YOUR TASK
Will you output all of the data below exactly, omitting the images?

DATA SHOWN
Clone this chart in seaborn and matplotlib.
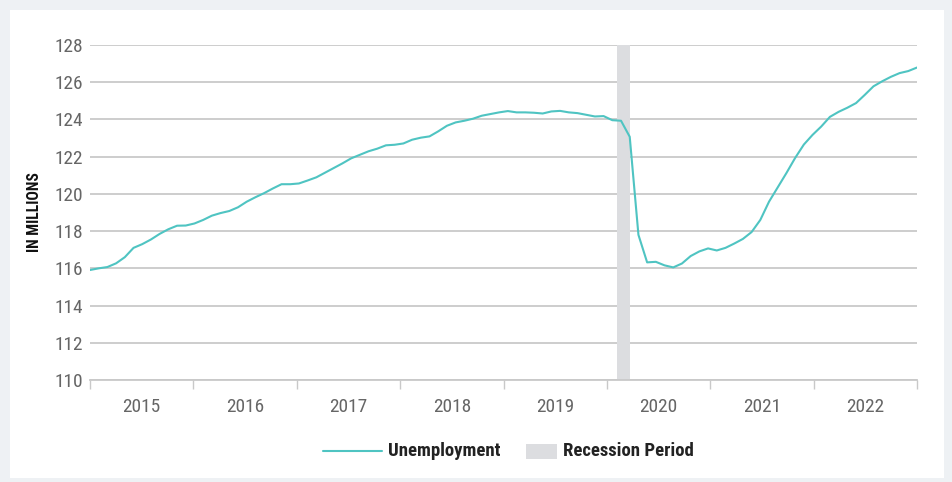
import os
import numpy as np
import pandas as pd
import matplotlib
matplotlib.use("Agg")
import matplotlib.pyplot as plt
from matplotlib import font_manager
from matplotlib.lines import Line2D
from matplotlib.patches import Rectangle
from matplotlib.textpath import TextPath
import seaborn as sns

# monthly values, Jan 2015 .. Dec 2022 (millions)
YEARS = [2015, 2016, 2017, 2018, 2019, 2020, 2021, 2022]
UNEMPLOYMENT = [
    115.91, 116.00, 116.07, 116.27, 116.60, 117.10, 117.30, 117.55, 117.85, 118.10, 118.29, 118.30,
    118.41, 118.60, 118.83, 118.97, 119.08, 119.28, 119.58, 119.82, 120.04, 120.29, 120.52, 120.52,
    120.56, 120.72, 120.89, 121.14, 121.39, 121.64, 121.91, 122.10, 122.29, 122.43, 122.61, 122.64,
    122.71, 122.91, 123.02, 123.09, 123.36, 123.66, 123.84, 123.93, 124.04, 124.20, 124.29, 124.38,
    124.45, 124.38, 124.38, 124.36, 124.32, 124.43, 124.46, 124.38, 124.34, 124.25, 124.16, 124.18,
    123.96, 123.93, 123.07, 117.80, 116.32, 116.35, 116.16, 116.05, 116.26, 116.66, 116.91, 117.07,
    116.96, 117.10, 117.33, 117.58, 117.95, 118.60, 119.58, 120.35, 121.12, 121.93, 122.65, 123.17,
    123.62, 124.14, 124.41, 124.63, 124.88, 125.32, 125.78, 126.05, 126.29, 126.49, 126.60, 126.79,
]
RECESSION = (2020.10, 2020.22)
Y_TICKS = list(range(110, 129, 2))
LINE_LABEL = "Unemployment"
BAND_LABEL = "Recession Period"
Y_LABEL = "IN MILLIONS"

TEAL = "#4fc4c2"
BAND = "#dcdde0"
GRID = "#c9c9c9"


def narrow_font(bold=False):
    # prefer a condensed face if one happens to be installed
    if bold:
        wanted = ["LiberationSansNarrow-Bold.", "RobotoCondensed-Bold.", "OpenSans-CondBold.",
                  "OpenSans_Condensed-Bold.", "DejaVuSansCondensed-Bold."]
    else:
        wanted = ["LiberationSansNarrow-Regular.", "RobotoCondensed-Regular.", "OpenSans-CondLight.",
                  "OpenSans_Condensed-Regular.", "DejaVuSansCondensed."]
    for name in wanted:
        for f in font_manager.fontManager.ttflist:
            if os.path.basename(f.fname).startswith(name):
                return font_manager.FontProperties(fname=f.fname)
    return font_manager.FontProperties(family="DejaVu Sans", weight="bold" if bold else "normal")


def fit_size(text, fp, width_px, cap_px):
    # font size (pt) that roughly hits the reference width and cap height
    p = fp.copy()
    p.set_size(10)
    w = TextPath((0, 0), text, prop=p).get_extents().width * 100 / 72
    h = TextPath((0, 0), "H", prop=p).get_extents().height * 100 / 72
    s_w = 10 * width_px / w
    s_h = 10 * cap_px / h
    return 0.7 * s_w + 0.3 * s_h


sns.set_style("white")
plt.rcParams["font.family"] = ["DejaVu Sans"]

reg_font = narrow_font(False)
bold_font = narrow_font(True)
tick_size = fit_size("2015", reg_font, 35, 15)
legend_size = fit_size(LINE_LABEL, bold_font, 109, 14)
ylabel_size = fit_size(Y_LABEL, bold_font, 73, 13)

df = pd.DataFrame({
    "x": np.linspace(YEARS[0], YEARS[-1] + 1, len(UNEMPLOYMENT)),
    "value": UNEMPLOYMENT,
})

fig = plt.figure(figsize=(9.53, 4.82), dpi=100, facecolor="#eef1f4")
fig.patches.append(Rectangle((10 / 953, 4 / 482), 934 / 953, 468 / 482,
                             transform=fig.transFigure, facecolor="white",
                             edgecolor="none", zorder=-5))
ax = fig.add_axes([90 / 953, 1 - 380 / 482, 827 / 953, 335 / 482])
ax.set_zorder(2)
ax.set_facecolor("none")

ax.axvspan(RECESSION[0], RECESSION[1], color=BAND, lw=0, zorder=1)
sns.lineplot(data=df, x="x", y="value", ax=ax, color=TEAL, lw=1.5, zorder=3)

ax.set_xlim(YEARS[0], YEARS[-1] + 1)
ax.set_ylim(Y_TICKS[0], Y_TICKS[-1])
ax.set_yticks(Y_TICKS)
ax.yaxis.grid(True, color=GRID, lw=1.3, zorder=0)
ax.set_axisbelow(True)

ax.set_xticks(YEARS + [YEARS[-1] + 1])
ax.set_xticklabels([])
ax.set_xticks([y + 0.5 for y in YEARS], minor=True)
ax.set_xticklabels([str(y) for y in YEARS], minor=True)
ax.tick_params(axis="x", which="major", bottom=True, length=6.5, width=1, color=GRID)
ax.tick_params(axis="x", which="minor", bottom=True, length=0, pad=13, labelcolor="#666666")
ax.tick_params(axis="y", length=0, pad=5, labelcolor="#666666")
for lab in ax.get_xticklabels(minor=True) + ax.get_yticklabels():
    lab.set_fontproperties(reg_font)
    lab.set_fontsize(tick_size)

for side in ["left", "right", "top"]:
    ax.spines[side].set_visible(False)
ax.spines["bottom"].set_color(GRID)
ax.spines["bottom"].set_linewidth(1.3)
ax.set_xlabel("")
ax.set_ylabel("")

fig.text(35 / 953, 1 - 212 / 482, Y_LABEL, rotation=90, ha="center", va="center",
         fontproperties=bold_font, fontsize=ylabel_size, color="#111111")

# legend drawn below the plot
ly = 1 - 451 / 482
fig.lines.append(Line2D([323 / 953, 382 / 953], [ly, ly], transform=fig.transFigure,
                        color=TEAL, lw=1.5))
fig.text(388 / 953, ly, LINE_LABEL, ha="left", va="center",
         fontproperties=bold_font, fontsize=legend_size, color="#222222")
fig.patches.append(Rectangle((526 / 953, 1 - 459 / 482), 31 / 953, 15 / 482,
                             transform=fig.transFigure, facecolor=BAND, edgecolor="none"))
fig.text(563 / 953, ly, BAND_LABEL, ha="left", va="center",
         fontproperties=bold_font, fontsize=legend_size, color="#222222")

fig.savefig("out.png", dpi=100, facecolor=fig.get_facecolor())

ANSWER
Clone this chart in seaborn and matplotlib.
import os
import numpy as np
import pandas as pd
import matplotlib
matplotlib.use("Agg")
import matplotlib.pyplot as plt
from matplotlib import font_manager
from matplotlib.lines import Line2D
from matplotlib.patches import Rectangle
from matplotlib.textpath import TextPath
import seaborn as sns

# monthly values, Jan 2015 .. Dec 2022 (millions)
YEARS = [2015, 2016, 2017, 2018, 2019, 2020, 2021, 2022]
UNEMPLOYMENT = [
    115.91, 116.00, 116.07, 116.27, 116.60, 117.10, 117.30, 117.55, 117.85, 118.10, 118.29, 118.30,
    118.41, 118.60, 118.83, 118.97, 119.08, 119.28, 119.58, 119.82, 120.04, 120.29, 120.52, 120.52,
    120.56, 120.72, 120.89, 121.14, 121.39, 121.64, 121.91, 122.10, 122.29, 122.43, 122.61, 122.64,
    122.71, 122.91, 123.02, 123.09, 123.36, 123.66, 123.84, 123.93, 124.04, 124.20, 124.29, 124.38,
    124.45, 124.38, 124.38, 124.36, 124.32, 124.43, 124.46, 124.38, 124.34, 124.25, 124.16, 124.18,
    123.96, 123.93, 123.07, 117.80, 116.32, 116.35, 116.16, 116.05, 116.26, 116.66, 116.91, 117.07,
    116.96, 117.10, 117.33, 117.58, 117.95, 118.60, 119.58, 120.35, 121.12, 121.93, 122.65, 123.17,
    123.62, 124.14, 124.41, 124.63, 124.88, 125.32, 125.78, 126.05, 126.29, 126.49, 126.60, 126.79,
]
RECESSION = (2020.10, 2020.22)
Y_TICKS = list(range(110, 129, 2))
LINE_LABEL = "Unemployment"
BAND_LABEL = "Recession Period"
Y_LABEL = "IN MILLIONS"

TEAL = "#4fc4c2"
BAND = "#dcdde0"
GRID = "#c9c9c9"


def narrow_font(bold=False):
    # prefer a condensed face if one happens to be installed
    if bold:
        wanted = ["LiberationSansNarrow-Bold.", "RobotoCondensed-Bold.", "OpenSans-CondBold.",
                  "OpenSans_Condensed-Bold.", "DejaVuSansCondensed-Bold."]
    else:
        wanted = ["LiberationSansNarrow-Regular.", "RobotoCondensed-Regular.", "OpenSans-CondLight.",
                  "OpenSans_Condensed-Regular.", "DejaVuSansCondensed."]
    for name in wanted:
        for f in font_manager.fontManager.ttflist:
            if os.path.basename(f.fname).startswith(name):
                return font_manager.FontProperties(fname=f.fname)
    return font_manager.FontProperties(family="DejaVu Sans", weight="bold" if bold else "normal")


def fit_size(text, fp, width_px, cap_px):
    # font size (pt) that roughly hits the reference width and cap height
    p = fp.copy()
    p.set_size(10)
    w = TextPath((0, 0), text, prop=p).get_extents().width * 100 / 72
    h = TextPath((0, 0), "H", prop=p).get_extents().height * 100 / 72
    s_w = 10 * width_px / w
    s_h = 10 * cap_px / h
    return 0.7 * s_w + 0.3 * s_h


sns.set_style("white")
plt.rcParams["font.family"] = ["DejaVu Sans"]

reg_font = narrow_font(False)
bold_font = narrow_font(True)
tick_size = fit_size("2015", reg_font, 35, 15)
legend_size = fit_size(LINE_LABEL, bold_font, 109, 14)
ylabel_size = fit_size(Y_LABEL, bold_font, 73, 13)

df = pd.DataFrame({
    "x": np.linspace(YEARS[0], YEARS[-1] + 1, len(UNEMPLOYMENT)),
    "value": UNEMPLOYMENT,
})

fig = plt.figure(figsize=(9.53, 4.82), dpi=100, facecolor="#eef1f4")
fig.patches.append(Rectangle((10 / 953, 4 / 482), 934 / 953, 468 / 482,
                             transform=fig.transFigure, facecolor="white",
                             edgecolor="none", zorder=-5))
ax = fig.add_axes([90 / 953, 1 - 380 / 482, 827 / 953, 335 / 482])
ax.set_zorder(2)
ax.set_facecolor("none")

ax.axvspan(RECESSION[0], RECESSION[1], color=BAND, lw=0, zorder=1)
sns.lineplot(data=df, x="x", y="value", ax=ax, color=TEAL, lw=1.5, zorder=3)

ax.set_xlim(YEARS[0], YEARS[-1] + 1)
ax.set_ylim(Y_TICKS[0], Y_TICKS[-1])
ax.set_yticks(Y_TICKS)
ax.yaxis.grid(True, color=GRID, lw=1.3, zorder=0)
ax.set_axisbelow(True)

ax.set_xticks(YEARS + [YEARS[-1] + 1])
ax.set_xticklabels([])
ax.set_xticks([y + 0.5 for y in YEARS], minor=True)
ax.set_xticklabels([str(y) for y in YEARS], minor=True)
ax.tick_params(axis="x", which="major", bottom=True, length=6.5, width=1, color=GRID)
ax.tick_params(axis="x", which="minor", bottom=True, length=0, pad=13, labelcolor="#666666")
ax.tick_params(axis="y", length=0, pad=5, labelcolor="#666666")
for lab in ax.get_xticklabels(minor=True) + ax.get_yticklabels():
    lab.set_fontproperties(reg_font)
    lab.set_fontsize(tick_size)

for side in ["left", "right", "top"]:
    ax.spines[side].set_visible(False)
ax.spines["bottom"].set_color(GRID)
ax.spines["bottom"].set_linewidth(1.3)
ax.set_xlabel("")
ax.set_ylabel("")

fig.text(35 / 953, 1 - 212 / 482, Y_LABEL, rotation=90, ha="center", va="center",
         fontproperties=bold_font, fontsize=ylabel_size, color="#111111")

# legend drawn below the plot
ly = 1 - 451 / 482
fig.lines.append(Line2D([323 / 953, 382 / 953], [ly, ly], transform=fig.transFigure,
                        color=TEAL, lw=1.5))
fig.text(388 / 953, ly, LINE_LABEL, ha="left", va="center",
         fontproperties=bold_font, fontsize=legend_size, color="#222222")
fig.patches.append(Rectangle((526 / 953, 1 - 459 / 482), 31 / 953, 15 / 482,
                             transform=fig.transFigure, facecolor=BAND, edgecolor="none"))
fig.text(563 / 953, ly, BAND_LABEL, ha="left", va="center",
         fontproperties=bold_font, fontsize=legend_size, color="#222222")

fig.savefig("out.png", dpi=100, facecolor=fig.get_facecolor())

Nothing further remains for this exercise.